WHAT IS EXPECTED:
From the entries below, pull out each line where "LaTeX" appears.

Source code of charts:
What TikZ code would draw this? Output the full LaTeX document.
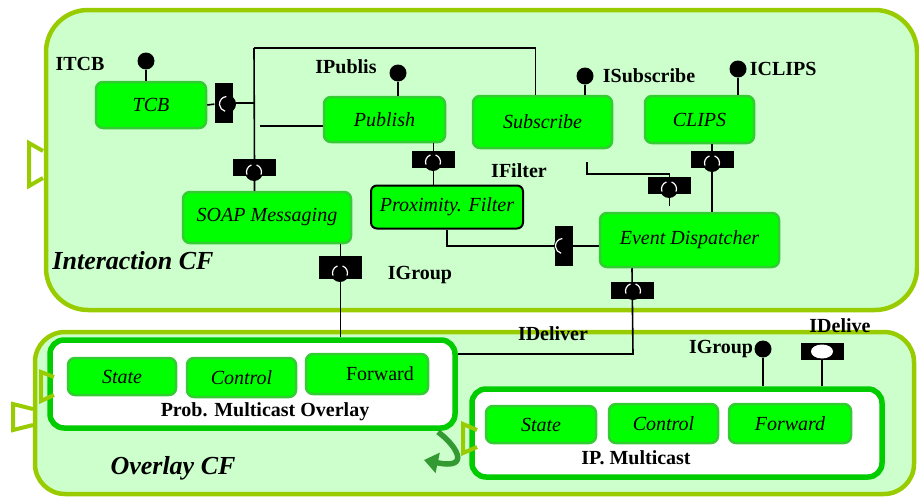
\documentclass[tikz,border=0pt]{standalone}
\usepackage{fontspec}
\setmainfont{Liberation Serif}
\usepackage{tikz}
\usetikzlibrary{positioning,arrows.meta}
\definecolor{cfedge}{HTML}{99CC00}
\definecolor{cffill}{HTML}{CCFFCC}
\definecolor{compfill}{HTML}{00FF00}
\definecolor{compedge}{HTML}{33CC33}
\definecolor{holdedge}{HTML}{00CC00}
\definecolor{turngreen}{HTML}{339933}

\begin{document}
\begin{tikzpicture}[x=1pt, y=-1pt,
  wh/.style 2 args={minimum width=#1pt, minimum height=#2pt},
  cf/.style={draw=cfedge, fill=cffill, line width=4.5pt, inner sep=0pt},
  holder/.style={draw=holdedge, fill=white, line width=5.5pt, rounded corners=14pt, inner sep=0pt},
  comp/.style={draw=compedge, fill=compfill, line width=2.5pt, rounded corners=7pt, inner sep=2pt, font=\fontsize{20}{22}\selectfont\itshape},
  lbl/.style={font=\fontsize{20}{22}\selectfont\bfseries, inner sep=1pt},
  cflbl/.style={font=\fontsize{26}{28}\selectfont\bfseries\itshape, inner sep=0pt},
  wire/.style={line width=1.6pt},
  ball/.style={circle, fill=black, minimum size=17pt, inner sep=0pt},
  sockh/.style={fill=black, wh={43}{17}, inner sep=0pt},
  sockv/.style={fill=black, wh={18}{40}, inner sep=0pt},
  plugh/.style={circle, fill=black, minimum size=18pt, inner sep=0pt, path picture={
    \draw[white, line width=1.2pt] ([shift={(110:7.5pt)}]path picture bounding box.center) arc[start angle=110, end angle=200, radius=7.5pt]
      ([shift={(-20:7.5pt)}]path picture bounding box.center) arc[start angle=-20, end angle=70, radius=7.5pt];}},
  plugv/.style={circle, fill=black, minimum size=18pt, inner sep=0pt, path picture={
    \draw[white, line width=1.2pt] ([shift={(95:7.5pt)}]path picture bounding box.center) arc[start angle=95, end angle=255, radius=7.5pt];}},
  recep/.style={draw=cfedge, line width=4pt},
  turn/.style={draw=turngreen, line width=5.5pt, -{Triangle[width=20pt, length=14pt]}}]
\useasboundingbox (0,0) rectangle (919,498);

% the two component frameworks
\node[cf, rounded corners=42pt, wh={871}{300}] (icf) at (481.5,160) {};
\node[cf, rounded corners=30pt, wh={879}{162}] (ocf) at (474.5,413) {};
\draw[recep] (43,151) -- (29,143) -- (29,186) -- (43,178);
\draw[recep] (33,409) -- (13,404) -- (13,430) -- (33,425);
\node[cflbl] (icflbl) at (133,261) {Interaction CF};
\node[cflbl] (ocflbl) at (173,468) {Overlay CF};

% interaction components
\node[comp, wh={110}{46}] (tcb) at (151,105) {TCB};
\node[comp, wh={121}{45}] (pub) at (384.5,119.5) {\raisebox{-3pt}{Publish}};
\node[comp, wh={139}{52}] (sub) at (542.5,122) {Subscribe};
\node[comp, wh={109}{47}] (clips) at (699.5,119.5) {\raisebox{-3pt}{CLIPS}};
\node[comp, wh={168}{51}] (soap) at (267,217.5) {\raisebox{5pt}{SOAP Messaging}};
\node[comp, draw=black, line width=2pt, rounded corners=6pt, wh={152}{43}] (prox) at (447,207) {\raisebox{3pt}{Proximity. Filter}};
\node[comp, wh={179}{54}] (ev) at (689.5,240) {\raisebox{5pt}{Event Dispatcher}};

% overlay plug-ins
\node[holder, wh={405}{88}] (prob) at (252.5,384) {};
\node[comp, wh={108}{37}] (pstate) at (122,376.5) {State};
\node[comp, wh={109}{39}] (pctrl) at (241.5,377.5) {Control};
\node[comp, font=\fontsize{20}{22}\selectfont, wh={122}{40}] (pfwd) at (367,374) {\hspace*{26pt}Forward};
\node[lbl] (problbl) at (265,412) {Prob. Multicast Overlay};
\draw[recep] (54,377) -- (41,372) -- (41,401) -- (54,395);

\node[holder, wh={410}{88}] (ip) at (677,433) {};
\node[comp, wh={110}{37}] (istate) at (541,424.5) {State};
\node[comp, wh={109}{39}] (ictrl) at (663.5,423.5) {Control};
\node[comp, wh={122}{39}] (ifwd) at (790,423.5) {Forward};
\node[lbl] (iplbl) at (636,458) {IP. Multicast};
\draw[recep] (477,430) -- (463,424) -- (463,453) -- (477,447);
\draw[turn] (438,432) .. controls (456,445) and (472,470) .. (424,460);

% provided interfaces
\node[ball] (itcb) at (146,61) {};
\node[ball] (ipub) at (398,73) {};
\node[ball] (isub) at (585,76) {};
\node[ball] (iclips) at (738,69) {};
\node[ball] (igrp) at (763,349) {};
\node[lbl] at (80,64) {ITCB};
\node[lbl] at (346,67) {IPublis};
\node[lbl, right=8pt of isub] {ISubscribe};
\node[lbl, right=2pt of iclips] {ICLIPS};
\node[lbl, left=0pt of igrp] {IGroup};
\node[lbl] at (519,171) {IFilter};
\node[lbl] at (420,275) {IGroup};
\node[lbl] at (553,334) {IDeliver};
\node[lbl] at (840,326) {IDelive};

% required interfaces
\node[sockv] (tcbsock) at (223.5,103) {};
\node[sockh] (soapsock) at (254.5,167.5) {};
\node[sockh] (pubsock) at (433.5,159.5) {};
\node[sockh] (clipsock) at (712,159.5) {};
\node[sockh] (subsock) at (669.5,185.5) {};
\node[sockv] (evsock) at (564,246) {};
\node[sockh, minimum height=23pt] (grpsock) at (340.5,267.5) {};
\node[sockh] (evdsock) at (632,290.5) {};
\node[sockh] (idsock) at (822,351.5) {};

\coordinate (jtop) at (254,48);
\coordinate (jpub) at (260,126);
\coordinate (subtap) at (587,162);
\coordinate (jdel) at (633,354);

\foreach \b/\c in {itcb/tcb, ipub/pub, isub/sub, iclips/clips, igrp/ip}
  \draw[wire] (\b) -- (\b |- \c.north);
\draw[wire] (tcb.east) -- (tcbsock) -- (tcbsock -| jtop);
\draw[wire] (jtop) -- (soapsock) -- (soapsock |- soap.north);
\draw[wire] (jtop) -| ([xshift=-7pt]sub.north);
\draw[wire] (jpub) -- (jpub -| pub.west);
\draw[wire] (pubsock |- pub.south) -- (pubsock |- prox.north);
\draw[wire] (prox.south) |- (evsock) -- (evsock -| ev.west);
\draw[wire] (subtap) |- ([yshift=3pt]subsock.north) -- (subsock) -- ([yshift=6pt]subsock |- ev.north);
\draw[wire] (clipsock |- clips.south) -- (clipsock |- ev.north);
\draw[wire] (soap.south -| grpsock) -- (grpsock |- prob.north);
\draw[wire] (evdsock |- ev.south) -- (jdel) -- (jdel -| prob.east);
\draw[wire] (idsock.south) -- (idsock |- ip.north);
\fill[white] (idsock) ellipse[x radius=11pt, y radius=7pt];

% plugged balls
\node[plugv] (tcbplug) at (227,104) {};
\node[plugh] (soapplug) at (254,172) {};
\node[plugh] (pubplug) at (433,162) {};
\node[plugh] (clipplug) at (712,163) {};
\node[plugh] (subplug) at (669,189) {};
\node[plugv] (evplug) at (563,246) {};
\node[plugh] (grpplug) at (340,273) {};
\node[plugh] (evdplug) at (633,291) {};
\end{tikzpicture}
\end{document}
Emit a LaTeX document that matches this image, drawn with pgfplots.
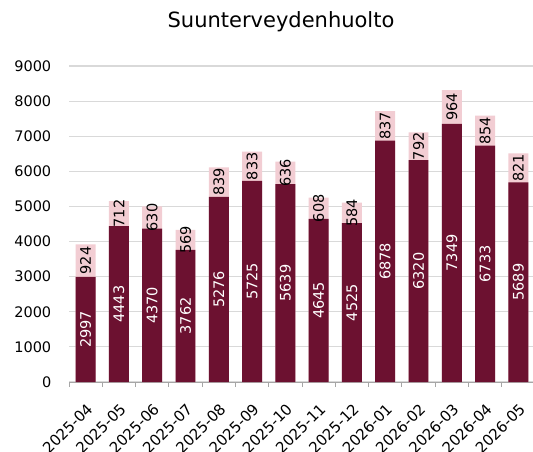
\documentclass[border=0pt]{standalone}
\usepackage{pgfplots}
\pgfplotsset{compat=1.18}
\usepackage{pgfplotstable}
\usepackage{fontspec}
\setmainfont{DejaVu Sans}
\definecolor{maroon}{RGB}{108,17,48}
\definecolor{pinkish}{RGB}{242,205,211}
\definecolor{gridgray}{RGB}{217,217,217}
\definecolor{axisgray}{RGB}{166,166,166}
\pgfplotstableread{
x a b
0 2997 924
1 4443 712
2 4370 630
3 3762 569
4 5276 839
5 5725 833
6 5639 636
7 4645 608
8 4525 584
9 6878 837
10 6320 792
11 7349 964
12 6733 854
13 5689 821
}\data
\begin{document}
\begin{tikzpicture}
\useasboundingbox (0,0) rectangle (533bp,452bp);
\node[anchor=base] at (281bp,424bp) {\fontsize{21bp}{25bp}\selectfont Suunterveydenhuolto};
\begin{axis}[
  at={(69bp,70bp)}, anchor=south west,
  scale only axis, width=466bp, height=316bp,
  xmin=-0.5, xmax=13.5, ymin=0, ymax=9000,
  ytick={0,1000,...,9000},
  ymajorgrids, grid style={gridgray, line width=1.2bp},
  axis x line*=bottom, axis y line*=left,
  y axis line style={draw=none},
  x axis line style={axisgray, line width=1bp},
  xtick={0,...,13},
  xticklabels={2025-04,2025-05,2025-06,2025-07,2025-08,2025-09,2025-10,2025-11,2025-12,2026-01,2026-02,2026-03,2026-04,2026-05},
  major x tick style={draw=none},
  minor xtick={-0.5,0.5,1.5,2.5,3.5,4.5,5.5,6.5,7.5,8.5,9.5,10.5,11.5,12.5,13.5},
  minor x tick style={axisgray, line width=1bp},
  minor tick length=5bp,
  tick align=outside,
  ytick style={draw=none},
  tick label style={font=\fontsize{14.5bp}{17bp}\selectfont},
  yticklabel style={xshift=-10bp},
  xticklabel style={rotate=45, anchor=north east, yshift=-8bp, xshift=-8bp, font=\fontsize{15bp}{18bp}\selectfont},
  /pgf/number format/assume math mode=true,
  /pgf/number format/1000 sep={},
  clip=false,
]
\addplot[ybar, bar width=0.6, fill=pinkish, draw=none, bar shift=0pt] table[x=x, y expr=\thisrow{a}+\thisrow{b}] {\data};
\addplot[ybar, bar width=0.6, fill=maroon, draw=none, bar shift=0pt] table[x=x, y=a] {\data};
\addplot[draw=none, mark=none, nodes near coords, point meta=explicit symbolic,
  every node near coord/.append style={rotate=90, anchor=center, text=white, font=\fontsize{14.5bp}{17bp}\selectfont}]
  table[x=x, y expr=\thisrow{a}/2, meta=a] {\data};
\addplot[draw=none, mark=none, nodes near coords, point meta=explicit symbolic,
  every node near coord/.append style={rotate=90, anchor=center, text=black, font=\fontsize{14.5bp}{17bp}\selectfont}]
  table[x=x, y expr=\thisrow{a}+\thisrow{b}/2, meta=b] {\data};
\end{axis}
\end{tikzpicture}
\end{document}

EXPECTED ANSWER:
What TikZ code would draw this? Output the full LaTeX document.
Emit a LaTeX document that matches this image, drawn with pgfplots.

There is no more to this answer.